# Data supplied:

━━━━━━━━━━━━━━━━━━━━━━━━━━━━━━

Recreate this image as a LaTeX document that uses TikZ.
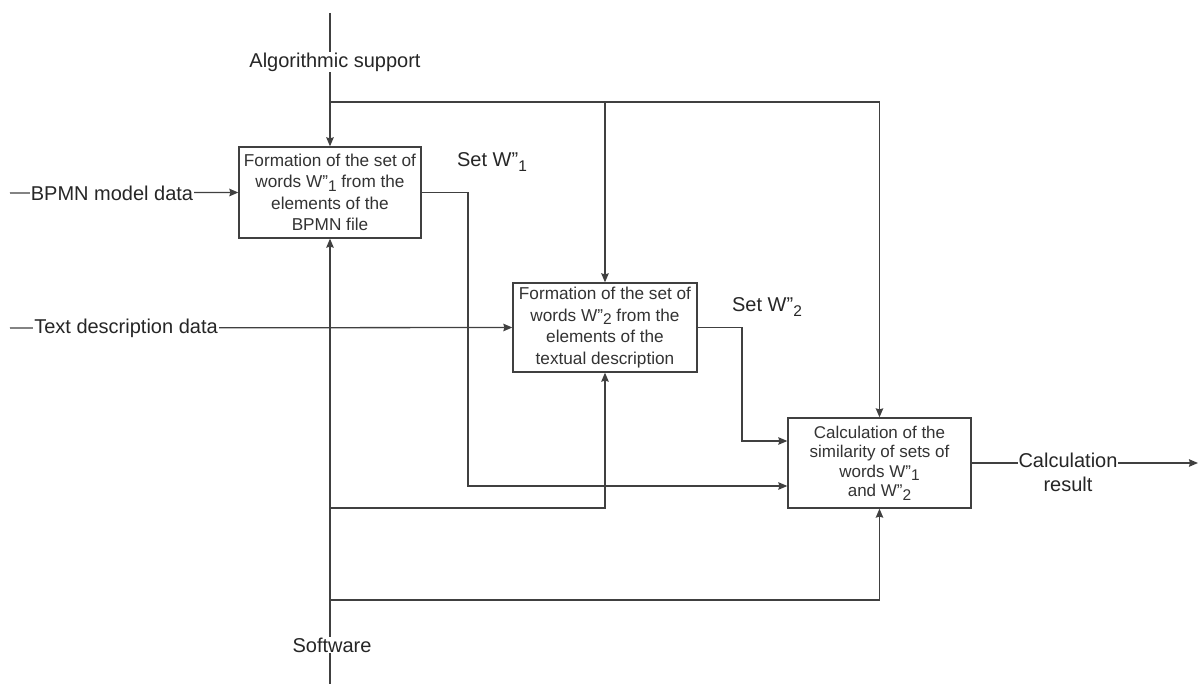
\documentclass[tikz,border=0pt]{standalone}
\usepackage{fontspec}
\setmainfont{Liberation Sans}
\usetikzlibrary{arrows.meta}
\newcommand\lowsub[1]{\raisebox{-0.4ex}{\fontsize{15.5}{15}\selectfont #1}}
\newcommand\dq{\symbol{34}}
\begin{document}
\begin{tikzpicture}[x=1pt,y=-1pt,
  line/.style={draw=black!75, line width=1.3pt},
  arr/.style={line, -{Stealth[length=9pt,width=7.5pt,inset=1pt]}},
  procbox/.style={draw=black!75, line width=1.3pt, rectangle, inner sep=0pt, fill=white,
    align=center, text=black!80, font=\fontsize{17.2}{21.5}\selectfont},
  lbl/.style={fill=white, inner sep=1pt, text=black!85, font=\fontsize{20}{23}\selectfont, align=center},
  plain/.style={inner sep=1pt, text=black!85, font=\fontsize{20}{23}\selectfont, align=center}]
\useasboundingbox (0,0) rectangle (1200,684);

% boxes
\node[procbox, minimum width=182pt, minimum height=91pt] (b1) at (330,192.5)
  {Formation of the set of\\ words W\dq\lowsub{1} from the\\ elements of the\\ BPMN file};
\node[procbox, minimum width=184pt, minimum height=89pt] (b2) at (605,327.5)
  {Formation of the set of\\ words W\dq\lowsub{2} from the\\ elements of the\\ textual description};
\node[procbox, minimum width=183pt, minimum height=90pt, font=\fontsize{17}{19.5}\selectfont] (b3) at (879.5,463)
  {Calculation of the\\ similarity of sets of\\ words W\dq\lowsub{1}\\ and W\dq\lowsub{2}};

% coordinates
\coordinate (atop) at (330,13);
\coordinate (aj) at (330,102);
\coordinate (sbot) at (330,684);
\coordinate (sj1) at (330,508);
\coordinate (sj2) at (330,600);
\coordinate (in1) at (10,193);
\coordinate (in2) at (10,328);
\coordinate (c1a) at (468,192.5);
\coordinate (c1b) at (468,486);
\coordinate (c2a) at (742,327.5);
\coordinate (c2b) at (742,441);
\coordinate (out) at (1198,463);

% algorithmic support (control)
\draw[arr] (atop) -- (b1.north);
\draw[arr] (aj) -| (b3.north);
\draw[arr] (aj -| b2.north) -- (b2.north);

% software (mechanism)
\draw[arr] (sbot) -- (b1.south);
\draw[arr] (sj1) -| (b2.south);
\draw[arr] (sj2) -| (b3.south);

% inputs
\draw[arr] (in1) -- (b1.west);
\draw[arr] (in2) -- (b2.west);

% flows between boxes
\draw[arr] (b1.east) -- (c1a) -- (c1b) -- (c1b -| b3.west);
\draw[arr] (b2.east) -- (c2a) -- (c2b) -- (c2b -| b3.west);

% output
\draw[arr] (b3.east) -- (out);

% labels
\node[lbl] (lalg) at (335,62) {Algorithmic support};
\node[lbl] (lsoft) at (332,645) {Software};
\node[lbl] (lbpmn) at (112,193) {BPMN model data};
\node[lbl] (ltext) at (126,328) {Text description data};
\node[plain] (lset1) at (492,162) {Set W\dq\lowsub{1}};
\node[plain] (lset2) at (767,307) {Set W\dq\lowsub{2}};
\node[lbl, font=\fontsize{20}{24}\selectfont] (lres) at (1068,472) {Calculation\\ result};
\end{tikzpicture}
\end{document}
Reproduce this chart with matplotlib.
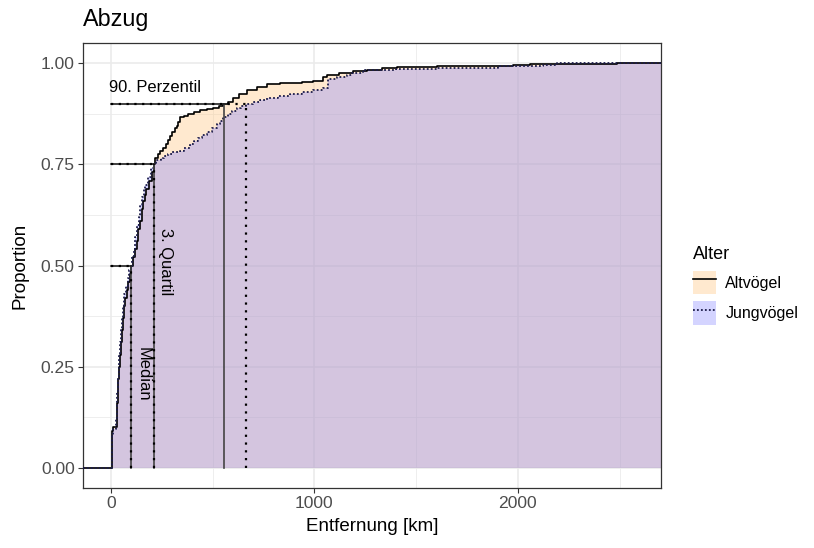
import matplotlib
matplotlib.use("Agg")
import matplotlib.pyplot as plt
from matplotlib.patches import Patch
from matplotlib.lines import Line2D

plt.rcParams['font.family'] = ['Liberation Sans', 'DejaVu Sans']

# ECDF-Knoten (Entfernung in km, kumulierte Proportion)
alt_km = [6, 10, 28, 31, 34, 37, 40, 44, 48, 53, 58, 63, 70, 77, 85, 93, 101, 109,
          117, 126, 134, 142, 151, 159, 167, 175, 188, 200, 211,
          218, 230, 241, 257, 270, 280, 290, 300, 315, 323, 331, 339, 360, 380,
          410, 437, 470, 500, 530, 551,
          575, 600, 630, 667, 720, 765, 830, 880, 940, 993, 1040, 1060, 1120,
          1190, 1256, 1330, 1404, 1600, 1800, 1976, 2058, 2486]
alt_p = [0.09, 0.10, 0.11, 0.16, 0.19, 0.22, 0.25, 0.28, 0.31, 0.34, 0.37, 0.40,
         0.42, 0.44, 0.46, 0.48, 0.50, 0.52, 0.54, 0.56, 0.59, 0.61, 0.64, 0.66,
         0.675, 0.69, 0.71, 0.73, 0.75,
         0.765, 0.775, 0.784, 0.79, 0.80, 0.81, 0.82, 0.83, 0.84, 0.845, 0.855,
         0.866, 0.87, 0.875, 0.88, 0.885, 0.888, 0.89, 0.895, 0.90,
         0.905, 0.915, 0.925, 0.935, 0.942, 0.948, 0.95, 0.952, 0.954, 0.956,
         0.965, 0.972, 0.976, 0.98, 0.984, 0.987, 0.99, 0.992, 0.993, 0.995,
         0.998, 1.0]

jung_km = [5, 12, 26, 29, 32, 35, 38, 41, 45, 50, 55, 60, 66, 74, 82, 90, 100, 106,
           113, 120, 128, 136, 145, 153, 161, 170, 183, 195, 211,
           224, 245, 260, 280, 300, 339, 360, 388, 410, 430, 450, 470, 495, 519,
           535, 551, 575, 595, 618, 640, 665,
           700, 735, 765, 820, 880, 940, 993, 1042, 1066, 1110, 1158, 1183, 1238,
           1400, 1600, 1900, 2123, 2190]
jung_p = [0.08, 0.095, 0.12, 0.16, 0.19, 0.22, 0.25, 0.28, 0.31, 0.34, 0.37, 0.40,
          0.43, 0.45, 0.47, 0.49, 0.50, 0.52, 0.54, 0.57, 0.60, 0.62, 0.65, 0.67,
          0.69, 0.70, 0.72, 0.74, 0.75,
          0.76, 0.765, 0.77, 0.775, 0.78, 0.784, 0.79, 0.80, 0.808, 0.815, 0.822,
          0.83, 0.84, 0.849, 0.857, 0.866, 0.875, 0.882, 0.89, 0.895, 0.90,
          0.905, 0.91, 0.915, 0.92, 0.925, 0.93, 0.935, 0.939, 0.962, 0.966,
          0.972, 0.977, 0.984, 0.986, 0.988, 0.992, 0.995, 1.0]

# Quantile
q_probs = [0.5, 0.75, 0.9]
alt_q = [100, 211, 555]
jung_q = [101, 211, 665]

gruppen = ['Altvögel', 'Jungvögel']

xmin, xmax = -137, 2703
alt_col, alt_alpha = '#FFCA89', 0.4
jung_col, jung_alpha = '#8484FF', 0.35

fig = plt.figure(figsize=(8.14, 5.48), dpi=100)
ax = fig.add_axes([83/814, 60/548, 578/814, 445/548])

# Gitter wie theme_bw
for v in [500, 1500, 2500]:
    ax.axvline(v, color='#EBEBEB', lw=0.6, zorder=0)
for v in [0.125, 0.375, 0.625, 0.875]:
    ax.axhline(v, color='#EBEBEB', lw=0.6, zorder=0)
for v in [0, 1000, 2000]:
    ax.axvline(v, color='#EBEBEB', lw=1.2, zorder=0)
for v in [0, 0.25, 0.5, 0.75, 1.0]:
    ax.axhline(v, color='#EBEBEB', lw=1.2, zorder=0)

def stufen(km, p):
    xs = [xmin] + list(km) + [xmax]
    ys = [0] + list(p) + [p[-1]]
    return xs, ys

ax_x, ax_y = stufen(alt_km, alt_p)
ju_x, ju_y = stufen(jung_km, jung_p)

ax.fill_between(ax_x, ax_y, 0, step='post', color=alt_col, alpha=alt_alpha, lw=0, zorder=1)
ax.fill_between(ju_x, ju_y, 0, step='post', color=jung_col, alpha=jung_alpha, lw=0, zorder=2)

ax.step(ax_x, ax_y, where='post', color='black', lw=1.2, zorder=4)
ax.step(ju_x, ju_y, where='post', color='#1c1c4a', lw=1.3, ls=(0, (1, 1.2)), zorder=4)

# Quantil-Segmente
for p, qa, qj in zip(q_probs, alt_q, jung_q):
    ax.plot([qa, qa], [0, p], color='#444444', lw=1.2, zorder=5)
    ax.plot([0, qa], [p, p], color='#222222', lw=1.2, zorder=5)
    ax.plot([qj, qj], [0, p], color='black', lw=1.6, ls=(0, (1, 2.5)), zorder=5)
    ax.plot([0, qj], [p, p], color='black', lw=1.6, ls=(0, (1, 2.5)), zorder=5)

ax.text(-8, 0.94, '90. Perzentil', fontsize=11.9, ha='left', va='center', zorder=6)
ax.text(268, 0.51, '3. Quartil', fontsize=11.9, rotation=-90, ha='center', va='center', zorder=6)
ax.text(158, 0.231, 'Median', fontsize=11.9, rotation=-90, ha='center', va='center', zorder=6)

ax.set_xlim(xmin, xmax)
ax.set_ylim(-0.05, 1.05)
ax.set_xticks([0, 1000, 2000])
ax.set_yticks([0, 0.25, 0.5, 0.75, 1.0])
ax.set_yticklabels(['0.00', '0.25', '0.50', '0.75', '1.00'])
ax.tick_params(colors='#333333', labelsize=12.6, length=3.5, width=0.8,
               labelcolor='#4D4D4D', pad=2.5)
for s in ax.spines.values():
    s.set_color('#333333')
    s.set_linewidth(0.9)
ax.set_xlabel('Entfernung [km]', fontsize=13.5, labelpad=5)
ax.set_ylabel('Proportion', fontsize=13.5, labelpad=9)
ax.set_title('Abzug', fontsize=16.8, loc='left', pad=12)

handles = [
    (Patch(facecolor=alt_col, alpha=alt_alpha, lw=0), Line2D([], [], color='black', lw=1.2)),
    (Patch(facecolor=jung_col, alpha=jung_alpha, lw=0), Line2D([], [], color='#1c1c4a', lw=1.3, ls=(0, (1, 1.2)))),
]
leg = fig.legend(handles, gruppen, title='Alter', loc='upper left',
                 bbox_to_anchor=(687/814, 1 - 240/548), frameon=False,
                 fontsize=11.5, title_fontsize=13, handlelength=1.4, handleheight=1.9,
                 labelspacing=0.45, handletextpad=0.6, borderaxespad=0)
leg._legend_box.align = 'left'

fig.savefig('out.png', dpi=100)
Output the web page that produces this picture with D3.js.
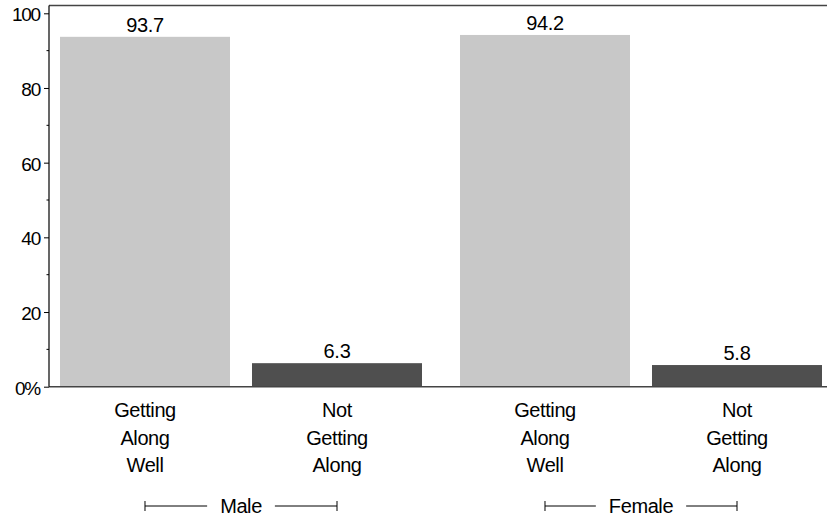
<!DOCTYPE html>
<html><head><meta charset="utf-8">
<script src="https://cdn.jsdelivr.net/npm/d3@7"></script>
<style>
body{margin:0;background:#fff;}
svg text{font-family:"Liberation Sans",Arial,Helvetica,sans-serif;fill:#000;}
</style></head>
<body><svg id="c" width="827" height="517"></svg>
<script>
const groups = ["Male", "Female"];
const categories = ["Getting Along Well", "Not Getting Along"];
const categoryLines = [["Getting", "Along", "Well"], ["Not", "Getting", "Along"]];
const maleValues = [93.7, 6.3];
const femaleValues = [94.2, 5.8];
const valueLabels = [["93.7", "6.3"], ["94.2", "5.8"]];
const yTicks = [0, 20, 40, 60, 80, 100];
const yTickLabels = ["0%", "20", "40", "60", "80", "100"];
const yMinorTicks = [10, 30, 50, 70, 90];
const colors = ["#c8c8c8", "#4f4f4f"];

(function(){
const seriesByGroup = [maleValues, femaleValues];
const svg = d3.select("#c");
const axisX = 49, frameTop = 5.5, frameRight = 827;
const y = d3.scaleLinear().domain([0, 100]).range([386.7, 13.3]);
const x0 = d3.scaleBand().domain(groups).range([60, 822]).paddingInner(0.095).paddingOuter(0);
const x1 = d3.scaleBand().domain(categories).range([0, x0.bandwidth()]).paddingInner(0.1146).paddingOuter(0);

const data = [];
groups.forEach((g, gi) => categories.forEach((c, ci) => data.push({g, c, ci, gi, v: seriesByGroup[gi][ci], label: valueLabels[gi][ci]})));

svg.selectAll("rect.bar").data(data).enter().append("rect")
  .attr("x", d => x0(d.g) + x1(d.c))
  .attr("y", d => y(d.v))
  .attr("width", x1.bandwidth())
  .attr("height", d => y(0) - y(d.v))
  .attr("fill", d => colors[d.ci]);

svg.selectAll("text.val").data(data).enter().append("text")
  .attr("x", d => x0(d.g) + x1(d.c) + x1.bandwidth() / 2)
  .attr("y", d => y(d.v) - 5)
  .attr("text-anchor", "middle")
  .style("font-size", "20px").style("letter-spacing", "-0.3px")
  .text(d => d.label);

svg.append("line").attr("x1", axisX).attr("x2", frameRight).attr("y1", frameTop).attr("y2", frameTop).attr("stroke", "#444").attr("stroke-width", 1.5);
svg.append("line").attr("x1", axisX).attr("x2", frameRight).attr("y1", y(0)).attr("y2", y(0)).attr("stroke", "#444").attr("stroke-width", 1.5);

const yAxis = d3.axisLeft(y).tickValues(yTicks).tickSize(5).tickPadding(4).tickFormat((d, i) => yTickLabels[i]);
const ga = svg.append("g").attr("transform", `translate(${axisX},0)`).call(yAxis);
ga.attr("font-family", null).attr("font-size", null);
ga.select(".domain").attr("d", `M0,${frameTop}V${y(0)}`).attr("stroke", "#000").attr("stroke-width", 1.2);
ga.selectAll(".tick text").style("font-size", "19px").style("letter-spacing", "-1.2px").attr("dy", "0.4em");
ga.selectAll(".tick line").attr("stroke", "#000");
ga.selectAll(".minor").data(yMinorTicks).enter().append("line").attr("class", "minor")
  .attr("x1", -2.5).attr("x2", 0).attr("y1", d => y(d)).attr("y2", d => y(d)).attr("stroke", "#000");

data.forEach(d => {
  const cx = x0(d.g) + x1(d.c) + x1.bandwidth() / 2;
  const t = svg.append("text").attr("text-anchor", "middle").style("font-size", "20px").style("letter-spacing", "-0.4px");
  categoryLines[d.ci].forEach((ln, li) => t.append("tspan").attr("x", cx).attr("y", 417 + li * 27.5).text(ln));
});

groups.forEach(g => {
  const a = x0(g) + x1(categories[0]) + x1.bandwidth() / 2;
  const b = x0(g) + x1(categories[1]) + x1.bandwidth() / 2;
  const mid = (a + b) / 2;
  const t = svg.append("text").attr("x", mid).attr("y", 513).attr("text-anchor", "middle")
    .style("font-size", "20px").style("letter-spacing", "-0.4px").text(g);
  const w = t.node().getComputedTextLength();
  const ly = 506, gap = 13;
  svg.append("path").attr("d", `M${a},${ly - 5}V${ly + 5}M${a},${ly}H${mid - w / 2 - gap}M${mid + w / 2 + gap},${ly}H${b}M${b},${ly - 5}V${ly + 5}`)
    .attr("stroke", "#000").attr("fill", "none").attr("stroke-width", 1);
});
})();
</script></body></html>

━━━━━━━━━━━━━━━━━━━━━━━━━━━━━━

# Aim of the task:
Repeat only the lines from the one holding "Output the web" to the one holding "groups.forEach((g, gi) =>", both ends included, and drop the images.

# Exercise response:
Output the web page that produces this picture with D3.js.
<!DOCTYPE html>
<html><head><meta charset="utf-8">
<script src="https://cdn.jsdelivr.net/npm/d3@7"></script>
<style>
body{margin:0;background:#fff;}
svg text{font-family:"Liberation Sans",Arial,Helvetica,sans-serif;fill:#000;}
</style></head>
<body><svg id="c" width="827" height="517"></svg>
<script>
const groups = ["Male", "Female"];
const categories = ["Getting Along Well", "Not Getting Along"];
const categoryLines = [["Getting", "Along", "Well"], ["Not", "Getting", "Along"]];
const maleValues = [93.7, 6.3];
const femaleValues = [94.2, 5.8];
const valueLabels = [["93.7", "6.3"], ["94.2", "5.8"]];
const yTicks = [0, 20, 40, 60, 80, 100];
const yTickLabels = ["0%", "20", "40", "60", "80", "100"];
const yMinorTicks = [10, 30, 50, 70, 90];
const colors = ["#c8c8c8", "#4f4f4f"];

(function(){
const seriesByGroup = [maleValues, femaleValues];
const svg = d3.select("#c");
const axisX = 49, frameTop = 5.5, frameRight = 827;
const y = d3.scaleLinear().domain([0, 100]).range([386.7, 13.3]);
const x0 = d3.scaleBand().domain(groups).range([60, 822]).paddingInner(0.095).paddingOuter(0);
const x1 = d3.scaleBand().domain(categories).range([0, x0.bandwidth()]).paddingInner(0.1146).paddingOuter(0);

const data = [];
groups.forEach((g, gi) => categories.forEach((c, ci) => data.push({g, c, ci, gi, v: seriesByGroup[gi][ci], label: valueLabels[gi][ci]})));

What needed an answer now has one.